能登半島地震発生から間もなく1カ月。被災地、避難所での犯罪が徐々に表面化してきている。
【写真】明るいトイレにと、東日本大震災の避難所のトイレにステッカーを貼る男児
能登半島地震に関して、被災地でのこうした犯罪を防ぐべく、警察庁は全国各地の警察から集められた特別機動捜査部隊を、被災地である能登半島に派遣し、現在50人体制で防犯パトロールや犯罪摘発にあたっている。
火事場泥棒、詐欺、そして避難所での性被害。こうした卑劣な犯罪を防ぐためにはどうしたらよいのか。元警視庁警察官でセキュリティコンサルタントの松丸俊彦さんに、犯罪の現状、対策、心構えを聞いた。
県警は18日までに26件を把握
元日に能登半島を襲った大地震。今も多くの安否不明者、孤立集落があるなか、避難者たちは今も過酷な状況に置かれている。それに追い打ちをかけるようにじわじわと広がっているのが、被災地域での犯罪被害だ。

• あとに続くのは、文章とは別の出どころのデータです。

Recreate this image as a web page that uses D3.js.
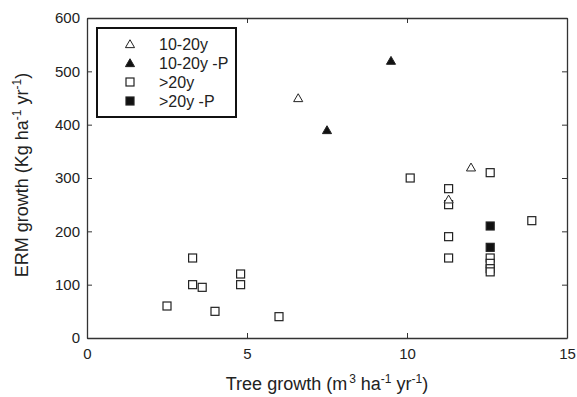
<!DOCTYPE html>
<html>
<head>
<meta charset="utf-8">
<script src="https://cdn.jsdelivr.net/npm/d3@7"></script>
<style>
  html, body { margin: 0; padding: 0; background: #fff; }
  text { font-family: "Liberation Sans", Arial, Helvetica, sans-serif; fill: #222; }
</style>
</head>
<body>
<svg id="chart" width="577" height="397"></svg>
<script>
// ---- Data ----
const seriesNames = ["10-20y", "10-20y -P", ">20y", ">20y -P"];

const young_x  = [6.6, 12.0, 11.3];
const young_y  = [450, 320, 260];

const youngP_x = [7.5, 9.5];
const youngP_y = [390, 520];

const old_x = [2.5, 3.3, 3.3, 3.6, 4.0, 4.8, 4.8, 6.0, 10.1, 11.3, 11.3, 11.3, 11.3, 12.6, 12.6, 12.6, 12.6, 12.6, 13.9];
const old_y = [60, 150, 100, 95, 50, 120, 100, 40, 300, 280, 250, 190, 150, 310, 150, 140, 130, 124, 220];

const oldP_x = [12.6, 12.6];
const oldP_y = [210, 170];

const xTicks = [0, 5, 10, 15];
const yTicks = [0, 100, 200, 300, 400, 500, 600];

// ---- Layout ----
const svg = d3.select("#chart");
const pL = 87, pR = 567, pT = 18, pB = 338;

const x = d3.scaleLinear().domain([0, 15]).range([pL, pR]);
const y = d3.scaleLinear().domain([0, 600]).range([pB, pT]);

const axisColor = "#333";
const tickLen = 5;

// Axes (inward ticks on all four sides)
const gx = svg.append("g").attr("transform", `translate(0,${pB})`)
  .call(d3.axisBottom(x).tickValues(xTicks).tickSizeInner(-tickLen).tickSizeOuter(0).tickPadding(10));
const gxt = svg.append("g").attr("transform", `translate(0,${pT})`)
  .call(d3.axisTop(x).tickValues(xTicks).tickSizeInner(-tickLen).tickSizeOuter(0).tickFormat(""));
const gy = svg.append("g").attr("transform", `translate(${pL},0)`)
  .call(d3.axisLeft(y).tickValues(yTicks).tickSizeInner(-tickLen).tickSizeOuter(0).tickPadding(7));
const gyr = svg.append("g").attr("transform", `translate(${pR},0)`)
  .call(d3.axisRight(y).tickValues(yTicks).tickSizeInner(-tickLen).tickSizeOuter(0).tickFormat(""));

[gx, gxt, gy, gyr].forEach(g => {
  g.selectAll("path.domain").attr("stroke", axisColor).attr("stroke-width", 1.3);
  g.selectAll(".tick line").attr("stroke", axisColor).attr("stroke-width", 1);
  g.selectAll(".tick text").style("font-size", "15px").style("font-family", '"Liberation Sans", Arial, sans-serif').attr("fill", "#222");
});

// Axis titles
const supShift = 7;
const xt = svg.append("text")
  .attr("x", (pL + pR) / 2 + 0)
  .attr("y", 390)
  .attr("text-anchor", "middle")
  .style("font-size", "18px");
xt.append("tspan").text("Tree growth (m");
xt.append("tspan").attr("dx", 2).attr("dy", -supShift).style("font-size", "12px").text("3");
xt.append("tspan").attr("dy", supShift).text(" ha");
xt.append("tspan").attr("dy", -supShift).style("font-size", "12px").text("-1");
xt.append("tspan").attr("dy", supShift).text(" yr");
xt.append("tspan").attr("dy", -supShift).style("font-size", "12px").text("-1");
xt.append("tspan").attr("dy", supShift).text(")");

const yt = svg.append("text")
  .attr("transform", `translate(28,${(pT + pB) / 2 - 3}) rotate(-90)`)
  .attr("text-anchor", "middle")
  .style("font-size", "18px");
yt.append("tspan").text("ERM growth (Kg ha");
yt.append("tspan").attr("dy", -supShift).style("font-size", "12px").text("-1");
yt.append("tspan").attr("dy", supShift).text(" yr");
yt.append("tspan").attr("dy", -supShift).style("font-size", "12px").text("-1");
yt.append("tspan").attr("dy", supShift).text(")");

// Markers
const triPath = d3.symbol().type(d3.symbolTriangle).size(36)();
const sqSize = 8;

function drawSquares(xs, ys, filled) {
  svg.append("g").selectAll("rect").data(xs.map((d, i) => [d, ys[i]])).join("rect")
    .attr("x", d => x(d[0]) - sqSize / 2)
    .attr("y", d => y(d[1]) - sqSize / 2)
    .attr("width", sqSize).attr("height", sqSize)
    .attr("fill", filled ? "#111" : "#fff")
    .attr("stroke", "#222").attr("stroke-width", 1.2);
}
function drawTriangles(xs, ys, filled) {
  svg.append("g").selectAll("path").data(xs.map((d, i) => [d, ys[i]])).join("path")
    .attr("d", triPath)
    .attr("transform", d => `translate(${x(d[0])},${y(d[1]) + 1})`)
    .attr("fill", filled ? "#111" : "#fff")
    .attr("stroke", "#222").attr("stroke-width", 1);
}

drawSquares(old_x, old_y, false);
drawSquares(oldP_x, oldP_y, true);
drawTriangles(young_x, young_y, false);
drawTriangles(youngP_x, youngP_y, true);

// Legend
const lg = svg.append("g");
lg.append("rect").attr("x", 97).attr("y", 28).attr("width", 139).attr("height", 89)
  .attr("fill", "#fff").attr("stroke", "#111").attr("stroke-width", 2);
const legendItems = [
  {name: seriesNames[0], shape: "tri", filled: false},
  {name: seriesNames[1], shape: "tri", filled: true},
  {name: seriesNames[2], shape: "sq", filled: false},
  {name: seriesNames[3], shape: "sq", filled: true}
];
legendItems.forEach((it, i) => {
  const cy = 44 + i * 19;
  if (it.shape === "tri") {
    lg.append("path").attr("d", triPath).attr("transform", `translate(130,${cy + 1})`)
      .attr("fill", it.filled ? "#111" : "#fff").attr("stroke", "#222").attr("stroke-width", 1);
  } else {
    lg.append("rect").attr("x", 130 - sqSize / 2).attr("y", cy - sqSize / 2)
      .attr("width", sqSize).attr("height", sqSize)
      .attr("fill", it.filled ? "#111" : "#fff").attr("stroke", "#222").attr("stroke-width", 1.2);
  }
  lg.append("text").attr("x", 159).attr("y", cy + 6).style("font-size", "16px").text(it.name);
});
</script>
</body>
</html>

石川県警は能登半島地震による被災地での犯罪について、18日時点で26件を把握したと発表。内訳は窃盗が24件と最多、器物損壊と建造物侵入が各1件となっている。
避難中の家屋の空き巣被害や避難所での置き引きなどが主な窃盗被害だが、とりわけ卑劣なのは「ブルーシート代請求詐欺」だ。2019年に起こった千葉県の台風災害時でも被害が出ている。
「ブルーシートを提供します」詐欺
「お宅の屋根を覆うブルーシートを提供します」
困っている被災者に、このように言葉巧みに接触。契約書を作らずに代金を請求したうえで、当初提示されたブルーシートの枚数よりも勝手に多く計上して支払いを迫る。被災者は驚くものの、仕方なく払ってしまうケースが多いという。
この件に関して、警察庁は特定商取引法違反(書面不交付)の可能性があるとみているが、このほかに屋根瓦の修繕など、現段階では違法とは断定できないものを含め、災害に関連する商品の訪問販売に関する相談が地元警察に寄せられているという。
消費者庁も地震関連の消費生活相談について、18日時点で140件あったと発表。 警察への相談と同様に屋根修理に関するものや、義援金詐欺が疑われる内容が複数あった。
こうした被災地犯罪は、今回の能登半島地震に限らず、過去の震災でも発災当初から発生している。
松丸さんは、「警察は震災の人命救助が優先するので、そうした犯罪への対処がどうしても遅れ、犯罪自体を把握するのが遅くなる傾向にある」と指摘する。